Do You Get It? (1,168)

June 5th, 2011

It is once again the season of pre-election bantering and posturing—although I’m not sure it ever stops. Because I am apolitical and do not favor any party stance, I can listen with a sense of both interest and neutrality. At least I think I do.

One thing seems to be universal: all candidates feel they need to tear down what is happening in our country so they can ride in on white horses, to save the lost and dying serfs. It becomes tiring.

If we are really on the Titanic, why is everyone jockeying to become the captain? Do we really think it’s necessary to destroy the fiber of this nation in order to provide a plan for a better meal? I don’t get it—do you? On the other hand, whoever is in power feels compelled to defend their administration’s little list of accomplishments instead of admitting that there is still much to do.

I think we are one grown-up short of being able to throw a party—and here’s what I think it means to be a grown-up. It’s a three-fold process:

1. “I have actually come to terms with what I’m good at doing. It doesn’t mean I can’t learn more. It doesn’t mean I am totally inept at everything else.
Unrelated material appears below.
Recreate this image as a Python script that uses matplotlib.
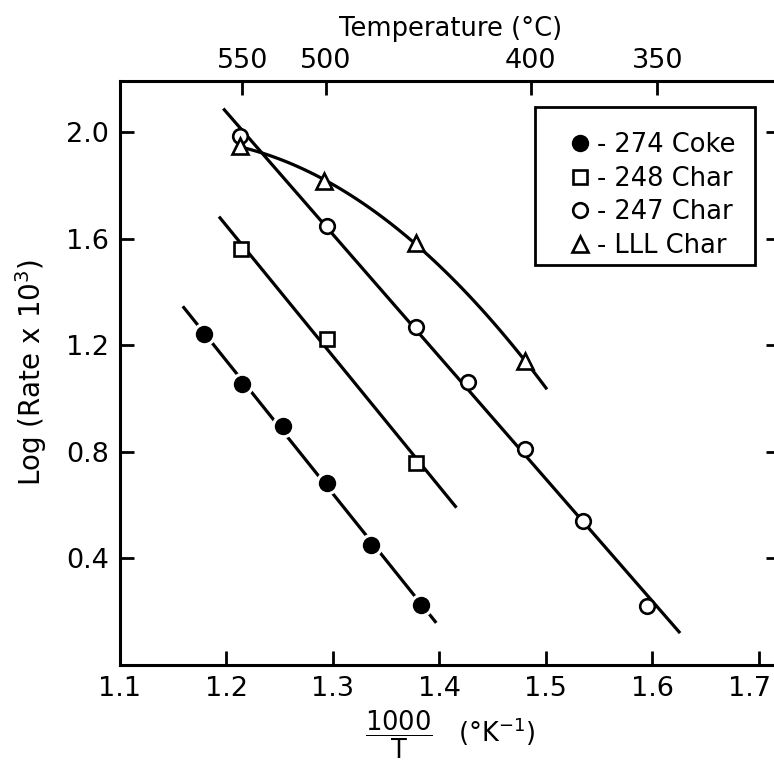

But it does mean that given the opportunity, under normal circumstances, I can deliver a pretty good job in my particular area.” A good start.
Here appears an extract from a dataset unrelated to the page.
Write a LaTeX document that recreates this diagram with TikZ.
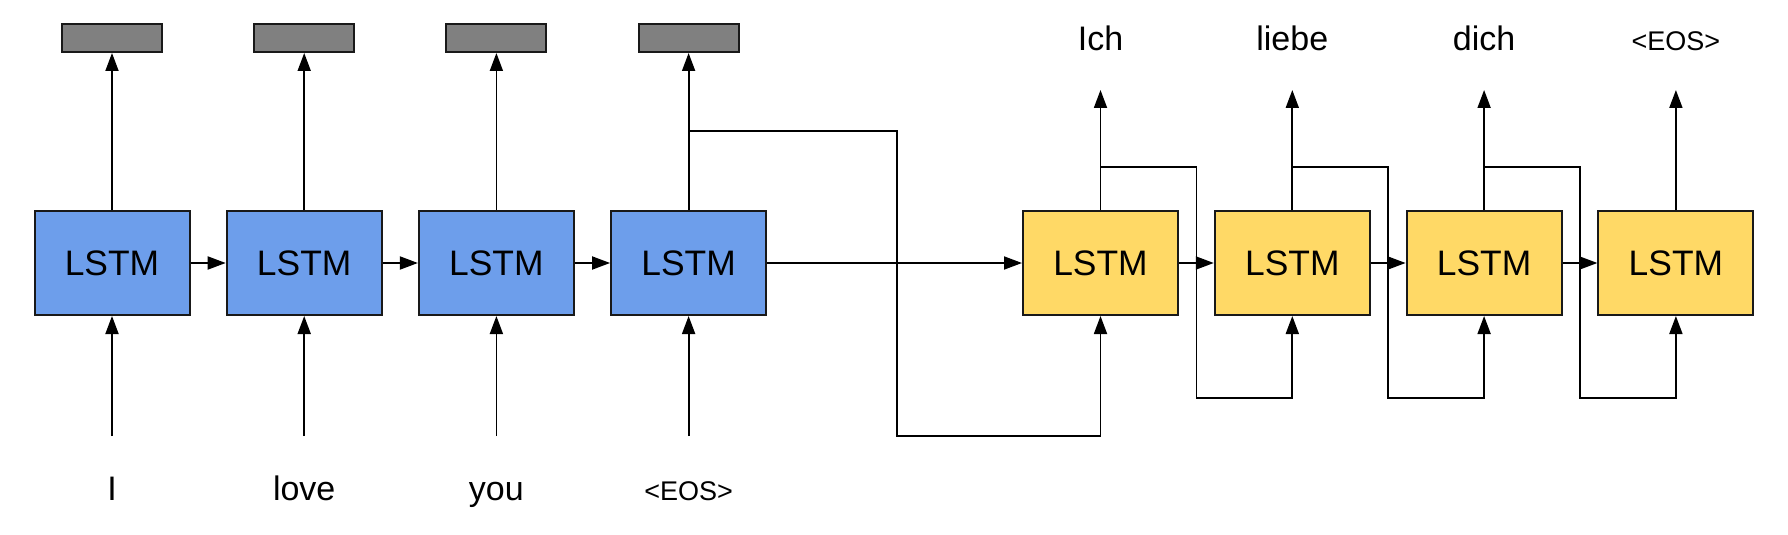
\documentclass[tikz,border=0pt]{standalone}
\usepackage{fontspec}
\setmainfont{Liberation Sans}
\usetikzlibrary{arrows.meta,calc}
\definecolor{encblue}{HTML}{6D9EEB}
\definecolor{decyel}{HTML}{FFD966}
\definecolor{outgray}{HTML}{808080}
\tikzset{
  lstmbox/.style={draw=black!90, line width=1pt, minimum width=77.5pt, minimum height=52pt, inner sep=0pt, font=\fontsize{17.7}{20}\selectfont},
  enc/.style={lstmbox, fill=encblue},
  dec/.style={lstmbox, fill=decyel},
  outbox/.style={draw=black!90, line width=1pt, fill=outgray, minimum width=50pt, minimum height=14pt, inner sep=0pt},
  word/.style={anchor=base, inner sep=0pt, font=\fontsize{17}{20}\selectfont},
  eos/.style={anchor=base, inner sep=0pt, font=\fontsize{13.5}{16}\selectfont},
  conn/.style={line width=0.9pt, draw=black},
  arr/.style={conn, -{Triangle[length=9pt, width=6.5pt]}},
}
\begin{document}
\begin{tikzpicture}[x=0.5pt, y=-0.5pt]
\useasboundingbox (0,0) rectangle (1788,535);
% encoder
\foreach \i/\w/\s in {1/I/word, 2/love/word, 3/you/word, 4/{<EOS>}/eos} {
  \pgfmathsetmacro\xx{112+192.2*(\i-1)}
  \node[enc] (b\i) at (\xx,263) {LSTM};
  \node[outbox] (g\i) at (\xx,38) {};
  \coordinate (in\i) at (\xx,436);
  \node[\s] (w\i) at (\xx,500) {\w};
  \draw[arr] (in\i) -- (b\i.south);
  \draw[arr] (b\i.north) -- (g\i.south);
}
\foreach \i/\j in {1/2, 2/3, 3/4} {
  \draw[arr] (b\i.east) -- (b\j.west);
}
% decoder
\foreach \i/\w/\s in {1/Ich/word, 2/liebe/word, 3/dich/word, 4/{<EOS>}/eos} {
  \pgfmathsetmacro\xx{1100.5+191.8*(\i-1)}
  \node[dec] (y\i) at (\xx,263) {LSTM};
  \coordinate (top\i) at (\xx,90);
  \node[\s] (o\i) at (\xx,51) {\w};
  \draw[arr] (y\i.north) -- (top\i);
}
\foreach \i/\j in {1/2, 2/3, 3/4} {
  \draw[arr] (y\i.east) -- (y\j.west);
}
% encoder -> decoder
\draw[arr] (b4.east) -- (y1.west);
\coordinate (h131) at (0,131);
\coordinate (v897) at (897,0);
\coordinate (h436) at (0,436);
\draw[arr] (b4.north |- h131) -- (v897 |- h131) -- (v897 |- h436) -- (y1.south |- h436) -- (y1.south);
% decoder feedback
\coordinate (h167) at (0,167);
\coordinate (h398) at (0,398);
\foreach \i/\j in {1/2, 2/3, 3/4} {
  \coordinate (m\i) at ($(y\i.east)!0.5!(y\j.west)$);
  \draw[arr] (y\i.north |- h167) -- (m\i |- h167) -- (m\i |- h398) -- (y\j.south |- h398) -- (y\j.south);
}
\end{tikzpicture}
\end{document}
2. “Since I do know what I can do, it also means I have taken a very good assessment on what I am not able to do and therefore am not only open to suggestion, but am prepared to move out of the way and allow those who are better than I am to lead the way on any adventure.”No one would ever go into the wilds of Africa without a guide. Maybe it’s because we’re afraid of the lions. But many people will go on a trip without a map, start a project without doing any research or run for political office without knowing the history of the United States of America. I don’t get it. Do you?

Which one makes me look more stupid—admitting I don’t know, or having it proven by my ridiculously inept actions? We need each other. If we don’t need each other, then we are preaching a gospel of self-sufficiency, which, by the way, happens to be against the precepts of the original gospel.

3. And finally, every adult should live by this slogan: “I will improve this wonderful situation.” There are so many subtleties in that statement that I don’t know where to start. First, we are admitting that it is a wonderful situation. America may have problems, but the country is still a bustling factory of possibility. We do not achieve anything by diminishing the quality of the nation under the notion of uplifting its people. But there is a power in recognizing necessity and anointing of improvement. I will often tell my friends and family that the time immediately following a disaster is no time to argue about change. Rather, it is the time to heal. The best time to change is when you’ve just experienced a success. Then you can take a deep breath and evaluate how to improve, while simultaneously celebrating the fact that you don’t have to do it over again.

Yes, I think if we’re going to choose a leader for this country, the major criterion should be: is he or she a grown-up? In other words, do they realize what they can do and what they can’t do? And do enact the slogan, “I will improve this wonderful situation?”

I never come into an engagement in a church thinking that I am there to rescue the lost or save the world. I look for the wonderfulness that is already available, and just add my little tidbits to sweeten the pot. It makes my message powerful instead of threatening.

No, I don’t get it. What will cause us to finally shake off the gossiping spirit that has rendered us incapacitated instead of empowered? When will we stop our criticism long enough to improve instead of deteriorate?

I don’t know. But I, for one, am going to try to be a grown-up today. I will tell you what I can do and what I can’t do, and I will improve this wonderful situation.